Onze queeste naar het optimale product.
Er was eens een klant hier heel ver vandaan. Op een dag kwam zij met een uitzonderlijk goed idee. “Als we dit idee nou eens uitwerken en ontwikkelen dan zijn we klaar!” zei de klant tegen Koek. Dus Koek zette zijn beste beentje voor en startte vol enthousiasme aan het project.
Maar nog voordat Koek het idee kon verwezenlijken had de klant alweer nieuwe inzichten die moesten worden doorgevoerd. Daardoor ontstonden er allerlei nieuwe kansen en problemen. Een nieuwe queeste voor Koek!
Alleen… deze queesten bleven maar komen! Om nog maar niet te spreken over de side-quests. En de klant bleef maar vragen wanneer zijn project nou echt klaar was. Bloed, zweet en tranen vielen neer op de grond. Uiteindelijk leerden we hier een wijze les: “ons werk is nooit klaar”.
Nu, duizenden gedachtenkronkels later, zijn wij ervan overtuigd dat continuous development wél goed werkt. We bouwen een relatie op met onze klant en eindgebruikers, werken veel samen en krijgen zo écht kennis over het product en de markt. Bij verandering van de wensen en behoeften zijn we op de hoogte en kunnen we meebewegen richting het grootste succes mogelijk.
Het begint allemaal met een wens voor een nieuwe feature op de backlog. Nice! Dit ruwe idee wordt middels refinements steeds duidelijker. Welke keuzes kunnen we het beste maken? Welke richting moeten we op werken?. Als de requirements voor de feature duidelijk genoeg zijn kunnen we gaan beginnen met ontwerpen en ontwikkelen. Een eerste versie van de feature ligt dan snel op de plank.
Tijdens de review komt er echter vaak feedback terug. Gelukkig is dat precies wat we willen. Vooraf precies bepalen wat er gemaakt moet worden en hoe we dat gaan doen is namelijk ontzettend moeilijk. En tevens gaat tegen ons design thinking principe in ;-). Pas als de feature tastbaar is kun je kwalitatieve feedback ophalen bij stakeholders en gebruikers.
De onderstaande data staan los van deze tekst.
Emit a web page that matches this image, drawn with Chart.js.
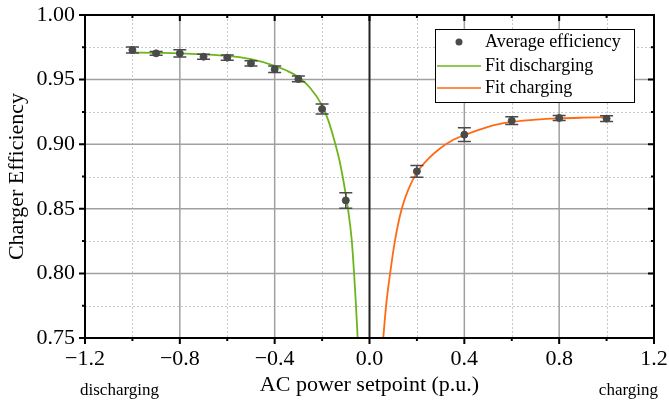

Deze waardevolle input wordt vervolgens gebruikt om een nieuw item op de backlog in te schieten. Zo maken we het cirkeltje rond.
Heel vaak verandert er gaandeweg ook nog iets aan een feature. Ontwikkelingen in de organisatie, trends of behoeften van gebruikers kunnen namelijk nog wel eens veranderen. Ook dan is er nog geen man overboord. Want doordat we continu blijven ontwikkelen kunnen we de koers steeds een klein beetje bijsturen naar het gewenste resultaat.
Het continu door blijven ontwikkelen van je app is niet alleen belangrijk voor nieuwe features, maar ook voor het onderhoud. Doordat we zo snel en adaptief werken moeten we soms wat shortcuts nemen. Dit kan bijvoorbeeld doordat we nog niet weten of de feature een succes gaat worden. Dan is het zonde om er al heel veel development tijd in te stoppen.
Of als er een dringende vraag vanuit de markt of klant is, bijvoorbeeld een belangrijke demo. Dan is snelheid belangrijker dan het perfect uitwerken van een feature. In dat geval is continuous development een belangrijke spelregel. Later kunnen we het namelijk wél goed doen.
Het is belangrijk dat deze shortcuts later ‘opgeruimd’ worden, refactoren noemen we dat. Dit is van belang om het product meer toekomstbestendig te maken. Door de code wat leesbaarder of efficiënter te maken, of het product naar een hoger niveau te tillen.
Het nemen van shortcuts is een kortetermijnoplossing. Maar deze shortcuts stapelen zich op en halen je op een gegeven moment in. Het wordt namelijk steeds ietsje moeilijker om verder te werken op dezelfde code (hetzelfde geldt overigens voor UX). Des te belangrijker dus om dit onderhoud tijdig in te plannen voordat er grote problemen ontstaan.
Wijzelf en de wereld om ons heen zijn continu in beweging. Dus het zou raar zijn als onze producten dat niet zijn. Daarom is continuous development een manier van werken die trouw aan onze zijde blijft. Gelukkig maar, anders zou het een saaie bedoeling worden.